* The records *

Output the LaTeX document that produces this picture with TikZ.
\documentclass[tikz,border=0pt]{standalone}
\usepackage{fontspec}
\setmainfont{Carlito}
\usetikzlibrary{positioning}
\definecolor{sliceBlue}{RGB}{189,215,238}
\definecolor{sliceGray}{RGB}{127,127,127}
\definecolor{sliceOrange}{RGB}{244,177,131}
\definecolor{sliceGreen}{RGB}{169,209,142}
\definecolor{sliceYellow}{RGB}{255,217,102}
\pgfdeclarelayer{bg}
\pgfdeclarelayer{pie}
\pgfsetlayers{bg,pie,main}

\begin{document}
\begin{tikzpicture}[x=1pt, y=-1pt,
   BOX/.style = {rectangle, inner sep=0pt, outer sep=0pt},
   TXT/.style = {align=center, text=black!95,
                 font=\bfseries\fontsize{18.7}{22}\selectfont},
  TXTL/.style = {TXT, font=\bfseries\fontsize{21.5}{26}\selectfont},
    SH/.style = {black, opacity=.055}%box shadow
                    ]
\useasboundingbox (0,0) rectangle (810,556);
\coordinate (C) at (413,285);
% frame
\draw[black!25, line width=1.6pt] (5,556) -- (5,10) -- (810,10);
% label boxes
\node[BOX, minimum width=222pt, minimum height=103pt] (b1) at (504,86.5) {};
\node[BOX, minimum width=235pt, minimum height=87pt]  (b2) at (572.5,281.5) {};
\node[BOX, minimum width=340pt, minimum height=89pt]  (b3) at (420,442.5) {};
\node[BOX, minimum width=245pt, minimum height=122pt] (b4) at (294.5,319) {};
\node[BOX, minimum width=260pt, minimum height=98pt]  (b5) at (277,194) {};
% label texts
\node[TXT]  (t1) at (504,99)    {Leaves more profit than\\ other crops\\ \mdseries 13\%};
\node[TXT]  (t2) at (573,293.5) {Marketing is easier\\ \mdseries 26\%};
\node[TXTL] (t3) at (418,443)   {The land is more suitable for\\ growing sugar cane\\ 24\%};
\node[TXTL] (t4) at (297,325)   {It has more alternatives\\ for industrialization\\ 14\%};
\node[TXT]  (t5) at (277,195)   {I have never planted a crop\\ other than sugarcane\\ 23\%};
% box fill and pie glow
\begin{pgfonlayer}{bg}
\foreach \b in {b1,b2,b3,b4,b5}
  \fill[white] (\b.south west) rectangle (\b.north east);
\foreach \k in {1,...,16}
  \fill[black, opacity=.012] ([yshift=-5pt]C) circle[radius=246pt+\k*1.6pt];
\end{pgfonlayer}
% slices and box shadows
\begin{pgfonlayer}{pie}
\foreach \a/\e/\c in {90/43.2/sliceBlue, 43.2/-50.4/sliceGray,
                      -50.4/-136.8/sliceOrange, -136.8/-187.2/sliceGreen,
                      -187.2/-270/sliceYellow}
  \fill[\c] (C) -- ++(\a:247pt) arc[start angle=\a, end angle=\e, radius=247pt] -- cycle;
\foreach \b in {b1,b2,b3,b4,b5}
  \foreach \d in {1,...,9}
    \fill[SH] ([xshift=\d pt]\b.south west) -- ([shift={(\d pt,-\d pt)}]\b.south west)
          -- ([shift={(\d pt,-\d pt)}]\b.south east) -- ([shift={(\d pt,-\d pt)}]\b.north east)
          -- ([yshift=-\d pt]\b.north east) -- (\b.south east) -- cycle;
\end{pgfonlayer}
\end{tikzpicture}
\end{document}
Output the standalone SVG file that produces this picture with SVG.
==
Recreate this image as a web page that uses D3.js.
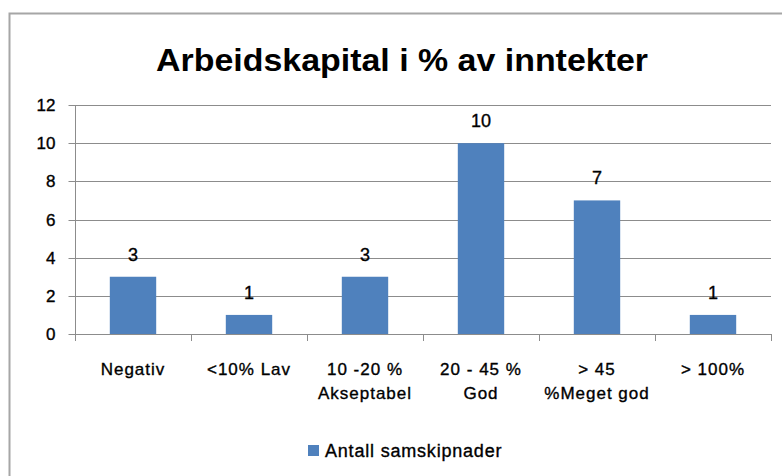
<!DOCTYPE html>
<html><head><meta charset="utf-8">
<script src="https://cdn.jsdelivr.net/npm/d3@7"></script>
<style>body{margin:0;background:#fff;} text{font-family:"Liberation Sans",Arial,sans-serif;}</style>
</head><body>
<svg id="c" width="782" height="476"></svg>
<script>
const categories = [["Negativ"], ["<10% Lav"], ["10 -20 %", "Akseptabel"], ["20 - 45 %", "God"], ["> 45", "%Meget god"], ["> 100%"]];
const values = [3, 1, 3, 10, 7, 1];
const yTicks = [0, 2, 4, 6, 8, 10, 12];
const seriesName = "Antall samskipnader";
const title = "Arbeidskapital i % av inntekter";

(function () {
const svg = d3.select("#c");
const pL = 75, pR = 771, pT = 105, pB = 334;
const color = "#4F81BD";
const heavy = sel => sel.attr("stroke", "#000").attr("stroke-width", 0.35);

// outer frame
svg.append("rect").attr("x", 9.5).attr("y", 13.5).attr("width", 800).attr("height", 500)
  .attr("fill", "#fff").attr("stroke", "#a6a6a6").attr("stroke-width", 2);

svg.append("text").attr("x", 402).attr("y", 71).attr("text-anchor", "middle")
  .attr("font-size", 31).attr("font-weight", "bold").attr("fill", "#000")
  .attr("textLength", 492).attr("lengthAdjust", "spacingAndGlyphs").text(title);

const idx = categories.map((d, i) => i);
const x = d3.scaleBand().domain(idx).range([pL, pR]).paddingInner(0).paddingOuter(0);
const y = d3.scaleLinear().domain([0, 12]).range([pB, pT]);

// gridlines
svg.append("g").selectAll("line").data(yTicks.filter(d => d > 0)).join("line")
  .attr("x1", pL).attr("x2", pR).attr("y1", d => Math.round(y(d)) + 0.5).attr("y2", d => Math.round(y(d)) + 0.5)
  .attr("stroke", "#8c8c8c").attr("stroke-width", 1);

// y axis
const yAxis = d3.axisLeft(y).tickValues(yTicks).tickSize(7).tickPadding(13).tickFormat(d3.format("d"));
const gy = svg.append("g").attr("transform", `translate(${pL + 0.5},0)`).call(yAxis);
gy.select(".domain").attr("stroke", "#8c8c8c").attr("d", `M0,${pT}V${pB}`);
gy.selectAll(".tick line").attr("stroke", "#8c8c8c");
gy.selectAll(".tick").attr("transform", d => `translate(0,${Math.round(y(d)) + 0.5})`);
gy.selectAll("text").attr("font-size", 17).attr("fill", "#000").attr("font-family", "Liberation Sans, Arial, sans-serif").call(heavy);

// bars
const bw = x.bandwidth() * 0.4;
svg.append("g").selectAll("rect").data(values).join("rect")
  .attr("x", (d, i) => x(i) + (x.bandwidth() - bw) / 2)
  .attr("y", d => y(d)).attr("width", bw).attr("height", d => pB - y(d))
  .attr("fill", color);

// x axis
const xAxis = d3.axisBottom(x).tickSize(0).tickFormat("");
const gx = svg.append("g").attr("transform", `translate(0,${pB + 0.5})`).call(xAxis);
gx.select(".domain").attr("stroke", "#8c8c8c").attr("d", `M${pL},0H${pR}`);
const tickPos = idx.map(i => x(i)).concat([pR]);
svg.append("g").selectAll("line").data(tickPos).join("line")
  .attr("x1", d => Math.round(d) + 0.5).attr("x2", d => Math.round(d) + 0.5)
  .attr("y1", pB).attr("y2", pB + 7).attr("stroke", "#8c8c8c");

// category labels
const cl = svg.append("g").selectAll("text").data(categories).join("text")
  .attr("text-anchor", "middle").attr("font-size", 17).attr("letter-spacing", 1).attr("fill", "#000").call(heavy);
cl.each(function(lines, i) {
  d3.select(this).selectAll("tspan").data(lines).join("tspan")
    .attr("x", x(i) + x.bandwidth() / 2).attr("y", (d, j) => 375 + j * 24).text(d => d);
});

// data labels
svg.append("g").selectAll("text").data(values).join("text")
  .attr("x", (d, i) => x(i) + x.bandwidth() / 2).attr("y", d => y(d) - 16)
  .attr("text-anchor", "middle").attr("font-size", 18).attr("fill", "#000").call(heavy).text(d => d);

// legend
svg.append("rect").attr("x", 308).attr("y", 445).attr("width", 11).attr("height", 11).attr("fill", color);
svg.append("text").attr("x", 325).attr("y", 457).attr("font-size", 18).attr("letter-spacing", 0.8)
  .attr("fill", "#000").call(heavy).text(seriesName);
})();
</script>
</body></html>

* Set task *
Repeat only the lines from the one with "Recreate this image" down to the one with "const heavy = sel", word for word and both included, and leave the pictures out.

* Answer to the problem *
Recreate this image as a web page that uses D3.js.
<!DOCTYPE html>
<html><head><meta charset="utf-8">
<script src="https://cdn.jsdelivr.net/npm/d3@7"></script>
<style>body{margin:0;background:#fff;} text{font-family:"Liberation Sans",Arial,sans-serif;}</style>
</head><body>
<svg id="c" width="782" height="476"></svg>
<script>
const categories = [["Negativ"], ["<10% Lav"], ["10 -20 %", "Akseptabel"], ["20 - 45 %", "God"], ["> 45", "%Meget god"], ["> 100%"]];
const values = [3, 1, 3, 10, 7, 1];
const yTicks = [0, 2, 4, 6, 8, 10, 12];
const seriesName = "Antall samskipnader";
const title = "Arbeidskapital i % av inntekter";

(function () {
const svg = d3.select("#c");
const pL = 75, pR = 771, pT = 105, pB = 334;
const color = "#4F81BD";
const heavy = sel => sel.attr("stroke", "#000").attr("stroke-width", 0.35);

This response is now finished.